* YOUR OBJECTIVE: Leaving out all pictures, reproduce the entries below exactly, from the first line through the line that contains "0.482, 0.48, 0.48];".

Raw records
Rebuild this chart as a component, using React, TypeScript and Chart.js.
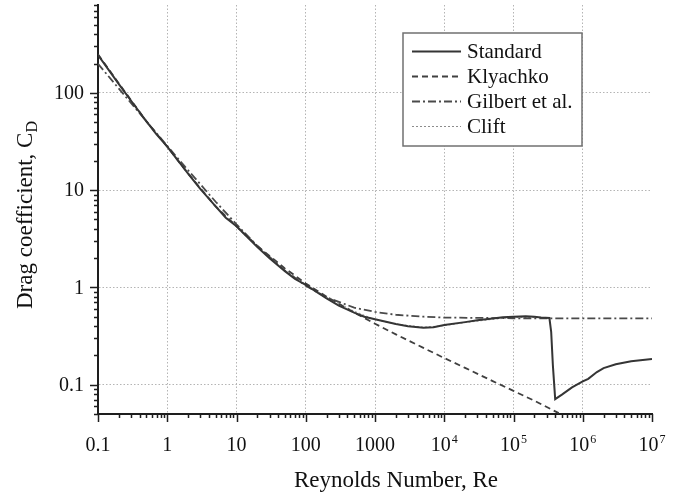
import { useEffect, useRef } from 'react';
import { Chart, registerables } from 'chart.js';

Chart.register(...registerables);

// Drag coefficient curves, C_D against Reynolds number Re
const standardRe = [0.1, 0.2, 0.3, 0.5, 0.7, 1, 2, 3, 5, 7, 10, 20, 30, 50, 70, 100, 200, 300, 500, 700, 1000, 2000, 3000, 5000, 7000, 1e4, 2e4, 3e4, 5e4, 7e4, 1e5, 1.5e5, 2e5, 2.5e5, 3.3e5, 3.5e5, 3.7e5, 4e5, 5e5, 7e5, 1e6, 1.2e6, 1.6e6, 2e6, 3e6, 5e6, 1e7];
const standardCd = [245, 123, 83, 51, 37.5, 28, 14.8, 10.3, 6.8, 5.2, 4.25, 2.6, 2.0, 1.47, 1.22, 1.06, 0.77, 0.65, 0.55, 0.5, 0.47, 0.42, 0.4, 0.385, 0.39, 0.41, 0.44, 0.46, 0.48, 0.495, 0.5, 0.505, 0.5, 0.49, 0.485, 0.35, 0.16, 0.071, 0.079, 0.094, 0.108, 0.115, 0.135, 0.148, 0.162, 0.174, 0.184];

const klyachkoRe = [0.1, 0.2, 0.5, 1, 2, 5, 10, 20, 50, 100, 200, 500, 1000, 2000, 5000, 1e4, 2e4, 5e4, 1e5, 2e5, 4.5e5];
const klyachkoCd = [249, 125, 51, 28, 14.8, 6.8, 4.26, 2.67, 1.57, 1.1, 0.804, 0.552, 0.424, 0.329, 0.239, 0.188, 0.149, 0.109, 0.0864, 0.0685, 0.051];

const gilbertRe = [0.1, 0.2, 0.5, 1, 2, 5, 10, 20, 50, 100, 200, 500, 1000, 2000, 5000, 1e4, 1e5, 1e6, 1e7];
const gilbertCd = [199, 110.5, 51, 28.5, 16.0, 7.6, 4.45, 2.67, 1.49, 1.04, 0.79, 0.62, 0.56, 0.524, 0.5, 0.49, 0.482, 0.48, 0.48];

const cliftRe = [0.1, 0.2, 0.5, 1, 2, 5, 10, 20, 50, 100, 200, 500, 1000, 2000, 5000, 1e4, 2e4, 5e4, 1e5, 2e5];
const cliftCd = [247, 124, 51, 27.6, 14.7, 6.75, 4.15, 2.6, 1.5, 1.08, 0.79, 0.57, 0.466, 0.42, 0.39, 0.405, 0.435, 0.47, 0.49, 0.49];

const xTickValues = [0.1, 1, 10, 100, 1000, 1e4, 1e5, 1e6, 1e7];
const xTickLabels = ['0.1', '1', '10', '100', '1000', '10^4', '10^5', '10^6', '10^7'];
const yTickValues = [0.1, 1, 10, 100];
const yTickLabels = ['0.1', '1', '10', '100'];

const xTitle = 'Reynolds Number, Re';
const yTitleMain = 'Drag coefficient, C';
const yTitleSub = 'D';

const SERIF = "'Liberation Serif', 'Times New Roman', serif";
const AXIS_COLOR = '#1e1e1e';

const toPoints = (xs: number[], ys: number[]) => xs.map((x, i) => ({ x, y: ys[i] }));

const isDecade = (v: number) => Math.abs(Math.log10(v) - Math.round(Math.log10(v))) < 1e-6;

// Outward tick marks, tick labels, axis titles and the framed legend
const decorPlugin = {
  id: 'decor',
  afterDraw(chart: any) {
    const { ctx, chartArea: a } = chart;
    const xs = chart.scales.x;
    const ys = chart.scales.y;
    ctx.save();

    // tick marks
    ctx.strokeStyle = AXIS_COLOR;
    ctx.lineWidth = 1.5;
    ctx.beginPath();
    for (let e = -2; e <= 7; e++) {
      for (let k = 1; k <= 9; k++) {
        const v = k * Math.pow(10, e);
        if (v >= xs.min * 0.999 && v <= xs.max * 1.001) {
          const px = Math.round(xs.getPixelForValue(v)) + 0.5;
          const len = k === 1 ? 8 : 4;
          ctx.moveTo(px, a.bottom);
          ctx.lineTo(px, a.bottom + len);
        }
        if (v >= ys.min * 0.999 && v <= ys.max * 1.001) {
          const py = Math.round(ys.getPixelForValue(v)) + 0.5;
          const len = k === 1 ? 8 : 4;
          ctx.moveTo(a.left, py);
          ctx.lineTo(a.left - len, py);
        }
      }
    }
    ctx.stroke();

    // x tick labels (with superscript exponents)
    ctx.fillStyle = '#111';
    ctx.textBaseline = 'alphabetic';
    xTickValues.forEach((v, i) => {
      const px = xs.getPixelForValue(v);
      const [base, sup] = xTickLabels[i].split('^');
      ctx.font = `20px ${SERIF}`;
      const wb = ctx.measureText(base).width;
      let ws = 0;
      if (sup) {
        ctx.font = `12px ${SERIF}`;
        ws = ctx.measureText(sup).width + 1;
      }
      const x0 = px - (wb + ws) / 2;
      ctx.font = `20px ${SERIF}`;
      ctx.textAlign = 'left';
      ctx.fillText(base, x0, 451);
      if (sup) {
        ctx.font = `12px ${SERIF}`;
        ctx.fillText(sup, x0 + wb + 1, 443);
      }
    });

    // y tick labels
    ctx.font = `20px ${SERIF}`;
    ctx.textAlign = 'right';
    ctx.textBaseline = 'middle';
    yTickValues.forEach((v, i) => {
      ctx.fillText(yTickLabels[i], 84, ys.getPixelForValue(v) + 1);
    });

    // x title
    ctx.font = `23px ${SERIF}`;
    ctx.textAlign = 'center';
    ctx.textBaseline = 'alphabetic';
    ctx.fillText(xTitle, 396, 487);

    // y title, rotated, with subscript
    ctx.save();
    ctx.translate(32, 215);
    ctx.rotate(-Math.PI / 2);
    ctx.font = `23px ${SERIF}`;
    const wm = ctx.measureText(yTitleMain).width;
    ctx.font = `16px ${SERIF}`;
    const wsub = ctx.measureText(yTitleSub).width;
    const start = -(wm + wsub) / 2;
    ctx.textAlign = 'left';
    ctx.font = `23px ${SERIF}`;
    ctx.fillText(yTitleMain, start, 0);
    ctx.font = `16px ${SERIF}`;
    ctx.fillText(yTitleSub, start + wm, 5);
    ctx.restore();

    // legend
    const box = { x: 403, y: 33, w: 179, h: 113 };
    ctx.fillStyle = '#ffffff';
    ctx.fillRect(box.x, box.y, box.w, box.h);
    ctx.strokeStyle = '#707070';
    ctx.lineWidth = 1.5;
    ctx.strokeRect(box.x, box.y, box.w, box.h);
    const rows = [51, 76, 101, 126];
    chart.data.datasets.forEach((ds: any, i: number) => {
      const y = rows[i];
      ctx.save();
      ctx.strokeStyle = ds.borderColor;
      ctx.lineWidth = ds.borderWidth;
      ctx.setLineDash(ds.borderDash || []);
      ctx.beginPath();
      ctx.moveTo(412, y + 0.5);
      ctx.lineTo(461, y + 0.5);
      ctx.stroke();
      ctx.restore();
      ctx.fillStyle = '#111';
      ctx.font = `21px ${SERIF}`;
      ctx.textAlign = 'left';
      ctx.textBaseline = 'middle';
      ctx.fillText(ds.label, 467, y + 1);
    });

    ctx.restore();
  },
};

export default function App() {
  const canvasRef = useRef<HTMLCanvasElement | null>(null);

  useEffect(() => {
    if (!canvasRef.current) return;
    const gridColor = (scaleId: 'x' | 'y') => (c: any) => {
      const s = c.chart.scales[scaleId];
      const v = c.tick && c.tick.value;
      if (v === undefined) return 'rgba(0,0,0,0)';
      if (Math.abs(v - s.min) < 1e-9 * s.max || Math.abs(v - s.max) < 1e-9 * s.max) return 'rgba(0,0,0,0)';
      return '#b4b4b4';
    };
    const chart = new Chart(canvasRef.current, {
      type: 'scatter',
      data: {
        datasets: [
          {
            label: 'Standard',
            data: toPoints(standardRe, standardCd),
            borderColor: '#353535',
            borderWidth: 2,
            borderDash: [],
          },
          {
            label: 'Klyachko',
            data: toPoints(klyachkoRe, klyachkoCd),
            borderColor: '#404040',
            borderWidth: 1.8,
            borderDash: [6, 4],
          },
          {
            label: 'Gilbert et al.',
            data: toPoints(gilbertRe, gilbertCd),
            borderColor: '#4a4a4a',
            borderWidth: 1.8,
            borderDash: [8, 3, 2, 3],
          },
          {
            label: 'Clift',
            data: toPoints(cliftRe, cliftCd),
            borderColor: '#8c8c8c',
            borderWidth: 1,
            borderDash: [2, 2],
          },
        ] as any,
      },
      options: {
        animation: false,
        responsive: false,
        devicePixelRatio: 1,
        showLine: true,
        elements: {
          point: { radius: 0, hoverRadius: 0 },
          line: { tension: 0, fill: false },
        },
        layout: { padding: { left: 0, top: 5, right: 40, bottom: 0 } },
        plugins: {
          legend: { display: false },
          tooltip: { enabled: false },
          title: { display: false },
        },
        scales: {
          x: {
            type: 'logarithmic',
            position: 'bottom',
            min: 0.1,
            max: 1e7,
            afterBuildTicks: (s: any) => {
              s.ticks = xTickValues.map((v) => ({ value: v }));
            },
            afterFit: (s: any) => {
              s.height = 84;
              s.paddingLeft = 0;
              s.paddingRight = 0;
            },
            ticks: { display: false },
            grid: {
              drawTicks: false,
              color: gridColor('x'),
              lineWidth: 1,
            },
            border: { display: true, color: AXIS_COLOR, width: 2, dash: [1.5, 2] } as any,
          },
          y: {
            type: 'logarithmic',
            position: 'left',
            min: 0.05,
            max: 800,
            afterBuildTicks: (s: any) => {
              s.ticks = yTickValues.map((v) => ({ value: v }));
            },
            afterFit: (s: any) => {
              s.width = 98;
              s.paddingTop = 0;
              s.paddingBottom = 0;
            },
            ticks: { display: false },
            grid: {
              drawTicks: false,
              color: gridColor('y'),
              lineWidth: 1,
            },
            border: { display: true, color: AXIS_COLOR, width: 2, dash: [1.5, 2] } as any,
          },
        },
      } as any,
      plugins: [decorPlugin],
    });
    return () => chart.destroy();
  }, []);

  return (
    <div style={{ position: 'absolute', left: 0, top: 0, width: 692, height: 498, background: '#fff' }}>
      <canvas ref={canvasRef} width={692} height={498} style={{ display: 'block' }} />
    </div>
  );
}
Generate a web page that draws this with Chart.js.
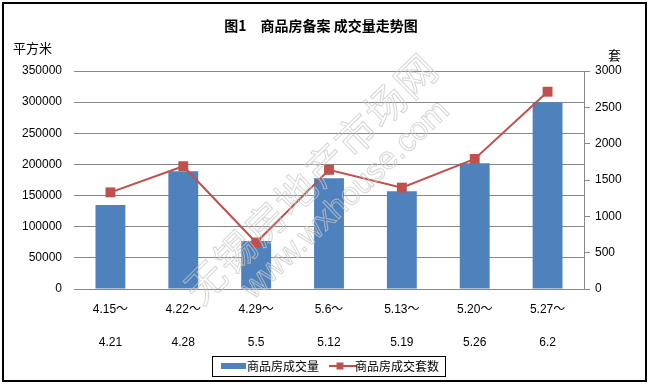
<!DOCTYPE html>
<html>
<head>
<meta charset="utf-8">
<script src="https://cdn.jsdelivr.net/npm/chart.js@4/dist/chart.umd.min.js"></script>
<style>
  html, body { margin: 0; padding: 0; background: #ffffff; }
  #wrap { width: 649px; height: 384px; position: relative; }
</style>
</head>
<body>
<div id="wrap"><canvas id="c" width="649" height="384"></canvas></div>
<script>
// ---- data ----
const weekStarts = ['4.15～', '4.22～', '4.29～', '5.6～', '5.13～', '5.20～', '5.27～'];
const weekEnds   = ['4.21', '4.28', '5.5', '5.12', '5.19', '5.26', '6.2'];
const areaValues = [135000, 189000, 77000, 178000, 157000, 202000, 300000]; // 平方米
const unitValues = [1330, 1690, 640, 1640, 1395, 1790, 2715];               // 套
const seriesNames = ['商品房成交量', '商品房成交套数'];
const chartTitle = '图1　商品房备案 成交量走势图';
const leftAxisTitle = '平方米';
const rightAxisTitle = '套';
const watermarkCn = '无锡房地产市场网';
const watermarkUrl = 'www.wxhouse.com';

const BLUE = '#4F81BD';
const RED = '#C0504D';
const GRID = '#878787';
const LATIN = '"Liberation Sans", Arial, "Noto Sans CJK SC", sans-serif';
const CJK = '"Noto Sans CJK SC", "Liberation Sans", sans-serif';

const labels = weekStarts.map((s, i) => [s, weekEnds[i]]);
const plainNumber = (v) => String(v);

// legend symbols
function barSymbol() {
  const c = document.createElement('canvas');
  c.width = 30; c.height = 8;
  const g = c.getContext('2d');
  g.fillStyle = BLUE;
  g.fillRect(5, 1, 25, 6);
  return c;
}
function lineSymbol() {
  const c = document.createElement('canvas');
  c.width = 36; c.height = 10;
  const g = c.getContext('2d');
  g.strokeStyle = RED; g.lineWidth = 2;
  g.beginPath(); g.moveTo(8, 5); g.lineTo(36, 5); g.stroke();
  g.fillStyle = RED;
  g.fillRect(15.5, 1.5, 7, 7);
  return c;
}
const symbols = [barSymbol(), lineSymbol()];

const decorPlugin = {
  id: 'decor',
  afterLayout(chart) {
    // shift the centred title slightly left, as in the reference
    if (chart.titleBlock) chart.titleBlock.left -= 18;
  },
  afterDraw(chart) {
    const ctx = chart.ctx;
    ctx.save();
    // axis unit titles
    ctx.fillStyle = '#000';
    ctx.font = '13px ' + CJK;
    ctx.textBaseline = 'middle';
    ctx.textAlign = 'left';
    ctx.fillText(leftAxisTitle, 13, 48);
    ctx.fillText(rightAxisTitle, 608, 55);
    // legend border
    const hb = chart.legend.legendHitBoxes;
    if (hb && hb.length) {
      const first = hb[0], last = hb[hb.length - 1];
      const l = first.left - 9, r = last.left + last.width + 6;
      const t = first.top - 4, b = first.top + 16;
      ctx.strokeStyle = '#000'; ctx.lineWidth = 1;
      ctx.strokeRect(Math.round(l) + 0.5, Math.round(t) + 0.5, Math.round(r - l), Math.round(b - t));
    }
    // watermark (outlined text)
    ctx.strokeStyle = 'rgba(200,200,200,0.75)';
    ctx.lineWidth = 1;
    ctx.textAlign = 'center';
    ctx.save();
    ctx.translate(311, 178);
    ctx.rotate(-44.4 * Math.PI / 180);
    ctx.font = '40px ' + CJK;
    if ('letterSpacing' in ctx) ctx.letterSpacing = '2px';
    ctx.strokeText(watermarkCn, 0, 0);
    ctx.restore();
    ctx.save();
    ctx.translate(346, 200);
    ctx.rotate(-43.5 * Math.PI / 180);
    ctx.font = '32px ' + LATIN;
    ctx.strokeText(watermarkUrl, 0, 0);
    ctx.restore();
    // outer frame
    ctx.strokeStyle = '#000'; ctx.lineWidth = 2;
    ctx.strokeRect(3, 3, 643, 378);
    ctx.restore();
  }
};

new Chart(document.getElementById('c'), {
  data: {
    labels: labels,
    datasets: [
      {
        type: 'bar',
        label: seriesNames[0],
        data: areaValues,
        yAxisID: 'y',
        backgroundColor: BLUE,
        borderWidth: 0,
        barPercentage: 0.41,
        categoryPercentage: 1,
        order: 2
      },
      {
        type: 'line',
        label: seriesNames[1],
        data: unitValues,
        yAxisID: 'y1',
        borderColor: RED,
        backgroundColor: RED,
        borderWidth: 2,
        pointStyle: 'rect',
        pointRadius: 7,
        pointBorderWidth: 0,
        pointBackgroundColor: RED,
        tension: 0,
        order: 1
      }
    ]
  },
  options: {
    responsive: false,
    animation: false,
    devicePixelRatio: 1,
    layout: { padding: { top: 0, left: 11, right: 0, bottom: 2 } },
    plugins: {
      title: {
        display: true,
        text: chartTitle,
        color: '#000',
        font: { family: CJK, size: 14, weight: 'bold', lineHeight: 1.2 },
        padding: { top: 17.6, bottom: 36.6 }
      },
      legend: {
        display: true,
        position: 'bottom',
        labels: {
          color: '#000',
          font: { family: CJK, size: 12 },
          usePointStyle: true,
          pointStyleWidth: 20,
          padding: 10,
          generateLabels(chart) {
            return chart.data.datasets.map((ds, i) => ({
              text: ds.label,
              datasetIndex: i,
              pointStyle: symbols[i],
              fillStyle: i === 0 ? BLUE : RED,
              strokeStyle: i === 0 ? BLUE : RED,
              lineWidth: 0,
              hidden: false,
              fontColor: '#000'
            }));
          }
        }
      },
      tooltip: { enabled: false }
    },
    scales: {
      x: {
        grid: { display: false, drawTicks: false },
        border: { display: true, color: GRID, width: 1 },
        ticks: {
          color: '#000',
          font: { family: LATIN, size: 12, lineHeight: 2.725 },
          padding: 4.6,
          maxRotation: 0,
          autoSkip: false
        },
        afterFit(s) { s.height = 61; }
      },
      y: {
        position: 'left',
        min: 0, max: 350000,
        grid: { color: GRID, lineWidth: 1, drawTicks: false },
        border: { display: false },
        ticks: {
          stepSize: 50000,
          color: '#000',
          font: { family: LATIN, size: 12 },
          padding: 12,
          callback: plainNumber
        },
        afterFit(s) { s.width = 63; }
      },
      y1: {
        position: 'right',
        min: 0, max: 3000,
        grid: { drawOnChartArea: false, drawTicks: true, tickLength: 6, color: GRID, lineWidth: 1 },
        border: { display: true, color: GRID, width: 1 },
        ticks: {
          stepSize: 500,
          color: '#000',
          font: { family: LATIN, size: 12 },
          padding: 5,
          callback: plainNumber
        },
        afterFit(s) { s.width = 65; }
      }
    }
  },
  plugins: [decorPlugin]
});
</script>
</body>
</html>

* WORKED SOLUTION:
Rebuild this chart as a component, using React, TypeScript and Chart.js.
import { useEffect, useRef } from 'react';
import { Chart, registerables } from 'chart.js';

Chart.register(...registerables);

// Drag coefficient curves, C_D against Reynolds number Re
const standardRe = [0.1, 0.2, 0.3, 0.5, 0.7, 1, 2, 3, 5, 7, 10, 20, 30, 50, 70, 100, 200, 300, 500, 700, 1000, 2000, 3000, 5000, 7000, 1e4, 2e4, 3e4, 5e4, 7e4, 1e5, 1.5e5, 2e5, 2.5e5, 3.3e5, 3.5e5, 3.7e5, 4e5, 5e5, 7e5, 1e6, 1.2e6, 1.6e6, 2e6, 3e6, 5e6, 1e7];
const standardCd = [245, 123, 83, 51, 37.5, 28, 14.8, 10.3, 6.8, 5.2, 4.25, 2.6, 2.0, 1.47, 1.22, 1.06, 0.77, 0.65, 0.55, 0.5, 0.47, 0.42, 0.4, 0.385, 0.39, 0.41, 0.44, 0.46, 0.48, 0.495, 0.5, 0.505, 0.5, 0.49, 0.485, 0.35, 0.16, 0.071, 0.079, 0.094, 0.108, 0.115, 0.135, 0.148, 0.162, 0.174, 0.184];

const klyachkoRe = [0.1, 0.2, 0.5, 1, 2, 5, 10, 20, 50, 100, 200, 500, 1000, 2000, 5000, 1e4, 2e4, 5e4, 1e5, 2e5, 4.5e5];
const klyachkoCd = [249, 125, 51, 28, 14.8, 6.8, 4.26, 2.67, 1.57, 1.1, 0.804, 0.552, 0.424, 0.329, 0.239, 0.188, 0.149, 0.109, 0.0864, 0.0685, 0.051];

const gilbertRe = [0.1, 0.2, 0.5, 1, 2, 5, 10, 20, 50, 100, 200, 500, 1000, 2000, 5000, 1e4, 1e5, 1e6, 1e7];
const gilbertCd = [199, 110.5, 51, 28.5, 16.0, 7.6, 4.45, 2.67, 1.49, 1.04, 0.79, 0.62, 0.56, 0.524, 0.5, 0.49, 0.482, 0.48, 0.48];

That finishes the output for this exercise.